The ocean can feel a million miles away when you’re sitting at your desk in your home/office or reading the news on your mobile device. While 40 percent of Americans live along the coast, the ocean is a critical resource for every one of us no matter where we live — it provides the oxygen we breath, regulates the climate, is a source of food, employment and recreation, and contributes around $397 billion in goods and services to the U.S. economy per year. There are an ocean of reasons to care about the health of marine ecosystems, especially during June as we celebrate National Oceans Month in the U.S. and World Ocean Day on June 9 globally.

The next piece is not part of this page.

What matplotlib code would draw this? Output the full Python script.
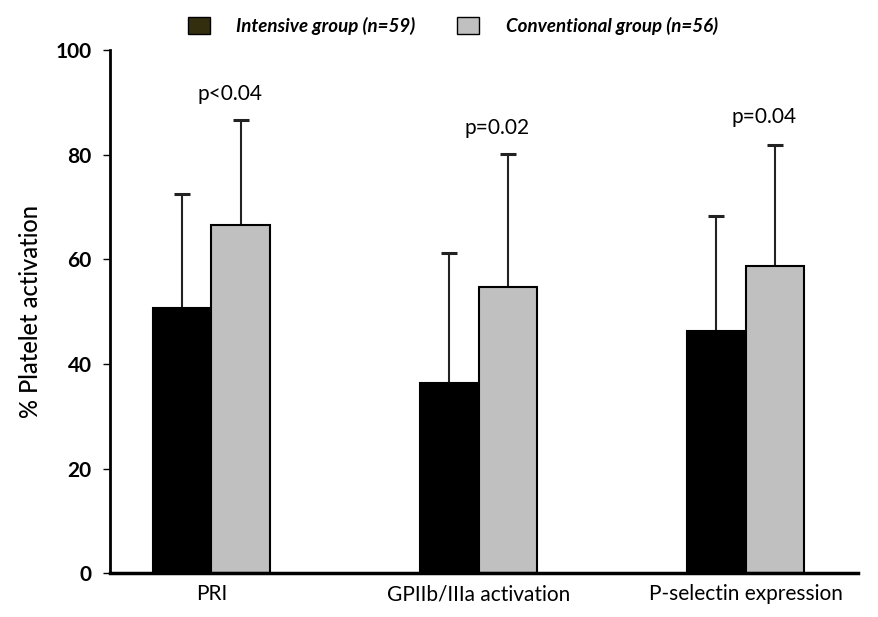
import numpy as np
import matplotlib.pyplot as plt
from matplotlib.patches import Patch

plt.rcParams['font.family'] = ['Lato', 'DejaVu Sans']

categories = ["PRI", "GPIIb/IIIa activation", "P-selectin expression"]
intensive_mean = [50.7, 36.3, 46.3]
intensive_sd = [21.8, 24.9, 21.9]
conventional_mean = [66.5, 54.7, 58.7]
conventional_sd = [20.1, 25.4, 23.1]
p_labels = ["p<0.04", "p=0.02", "p=0.04"]
p_heights = [91.5, 85.0, 87.2]

x = np.arange(len(categories))
w = 0.22

fig = plt.figure(figsize=(8.79, 6.17), dpi=100)
ax = fig.add_axes([0.125, 0.071, 0.851, 0.848])

groups = [(x - w / 2, intensive_mean, intensive_sd, 'black'),
          (x + w / 2, conventional_mean, conventional_sd, '#c0c0c0')]
for xpos, mean, sd, col in groups:
    mean = np.asarray(mean)
    sd = np.asarray(sd)
    ax.bar(xpos, mean, w, color=col, edgecolor='black', linewidth=1.5, zorder=2)
    # upper whisker only, cap at the top
    ax.vlines(xpos, mean, mean + sd, color='#222222', linewidth=1.5, zorder=1)
    ax.plot(xpos, mean + sd, ls='none', marker='_', markersize=11,
            markeredgewidth=2.2, color='#222222', zorder=1)

for xi, lab, h in zip(x, p_labels, p_heights):
    ax.text(xi + 0.07, h, lab, ha='center', va='center', fontsize=15)

ax.set_xlim(-0.38, 2.42)
ax.set_ylim(0, 100)
ax.set_yticks([0, 20, 40, 60, 80, 100])
ax.tick_params(axis='y', direction='out', length=5, width=1, labelsize=15, pad=8)
for t in ax.get_yticklabels():
    t.set_fontweight('bold')
ax.set_xticks(x)
ax.set_xticklabels(categories, fontsize=15)
ax.tick_params(axis='x', length=0, pad=8)
ax.set_ylabel("% Platelet activation", fontsize=17, fontweight='medium', labelpad=10)

ax.spines['top'].set_visible(False)
ax.spines['right'].set_visible(False)
ax.spines['left'].set_linewidth(2)
ax.spines['bottom'].set_linewidth(2.5)

handles = [Patch(facecolor='#332e0e', edgecolor='black', label='Intensive group (n=59)'),
           Patch(facecolor='#c0c0c0', edgecolor='black', label='Conventional group (n=56)')]
fig.legend(handles=handles, loc='center', bbox_to_anchor=(0.515, 0.958), ncol=2,
           frameon=False, prop={'style': 'italic', 'weight': 'bold', 'size': 13.5},
           handlelength=1.2, handleheight=1.0, handletextpad=1.4, columnspacing=2.2)

fig.savefig("out.png", dpi=100)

But the ocean is under threat. Recent headlines can feel overwhelming, and that hope for a more sustainable future may be out of reach. The good news is that businesses, non-profits, scientists and shoppers are coming together to take meaningful action to protect the ocean and are making a positive impact — starting with the food on our plates. "Blue foods," or food derived from aquatic animals such as fish and shellfish that come from freshwater and marine environments, play a critical role in supporting human health, global economic health and, when managed sustainably, contribute to a healthy ocean.

Fish and fishery products are the largest traded food commodity in the world. Global capture — or wild-caught — fisheries produced 96.4 million tons, the highest level recorded, in 2018. More than one-third of U.S. consumers have increased seafood consumption over the last five years. However, the UN Food and Agriculture Organization (UNFAO) reported in 2020 that over one-third of fisheries are operating at unsustainable levels. Therein lies the challenge: More people want to eat more seafood, but overfishing is a growing problem around the world, putting ocean health at risk.

Seafood has countless health benefits and is a critical source of nutrition for several billion people around the world. It’s more important than ever that fishing is done in an environmentally sustainable way so that this regenerative resource can continue to be productive to ensure healthy ocean ecosystems, and for future generations of seafood consumers.